Não é novidade, nas obras de ficção, a substituição do narrador omnisciente pelo puzzle caleidoscópico dos múltiplos pontos de vista das personagens. Desde a novela epistolar do século 18 até à obra prima de Vargas Llosa "Conversa na Catedral", passando pelas jeunes mariées de Balzac, pelo Drácula de Stoker, pelo Tempo de Proust e pelo muito popular mas datado Quarteto de Alexandria, deu-nos a literatura obras magníficas onde uma história é contada por acumulação de narrativas que se reflectem e ampliam, adicionando camadas de luz sobre os factos, que ora se sobrepõem, ora se contradizem.
Nas formas mais populares de entretenimento (cinema e novelas da tv) o género não tem sido explorado. É necessário chegarmos ao século 21 e à decadência da qualidade da acção política em Tugal, ou mais geralmente, ao desempenho medíocre dos actores e candidatos a actores em órgãos de soberania, para assistirmos ao despontar de um novo género ficcional que vai entroncar naquela nobre tradição literária.
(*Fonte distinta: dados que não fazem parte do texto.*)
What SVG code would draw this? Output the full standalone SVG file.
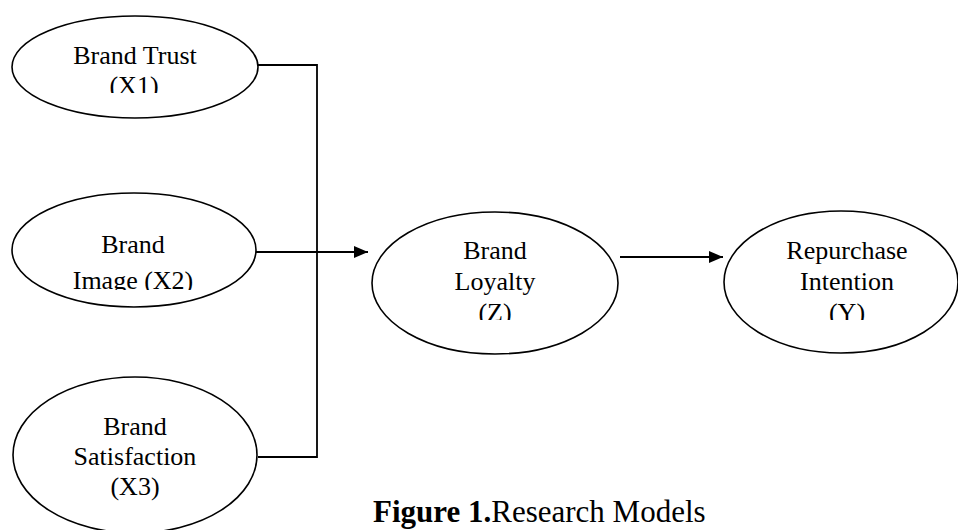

Não é literatura nem é novela de tv: à multiplicidade de ângulos de visão junta-se nesta nova forma de contar histórias a variedade de meios que veiculam o conteúdo. Pode tratar-se de jornais, televisão, rádio ou blogs.
É claro que o novo género está a dar os primeiros passos, mas os resultados são pouco entusiasmantes. Veja-se o caso da última produção - "O Convite". O enredo, construído em torno de 4 ou 5 personagens, conta-se em duas linhas, e nem vale a pena resumi-lo aqui porque os meus 10 leitores já o sabem de cor. O que é certo é que os diálogos são de uma pobreza alarmante. Por exemplo, a personagem feminina principal diz "é uma pessoa que só vi uma vez na vida, mas... não há condições para eu aceitar", referindo-se a um dos personagens masculinos, o qual retorque "Telefonou-me depois e disse-me que tinha reflectido e não estava interessada e por isso nem fiz participação desta conversa a ninguém". Outro diz: "É muito feio fugir ao rigor dos factos". Isto é pior do que os sripts de novelas da TVI, com tiradas do tipo "Zulmira, eu tenho que ter uma conversa muito séria contigo", ou "Pois fica a saber que se continuas a rondar o Renato vais sofrer as consequências".
Há em "O Convite" a agravante de não se passar nada, o que tornaria a produção mais adequada a um festival de arte e ensaio do que ao consumo de massas, mas para isso teria de estar muitos furos acima na caracterização e espessura das personagens, as quais se limitam a desmentir-se umas às outras. É afinal uma reposição, para pior, da técnica já usada numa novela anterior, "Free Report", que se manteve em exibição até há pouco tempo, mas em que, apesar de tudo, transpirava alguma acção.
O elemento novo e subtil nesta emergente forma de entretenimento é que as personagens julgam-se dotadas de vida própria, pensam existir fora do plano ficcional. Mal uma diz uma deixa logo outra aparece a reagir, ignorando que debita um guião de baixo nível. Infelizmente, não passam de imitações baratas dos caracteres da Rosa Púrpura de Woody Allen. Os media colaboram, não distinguindo a ficção das notícias.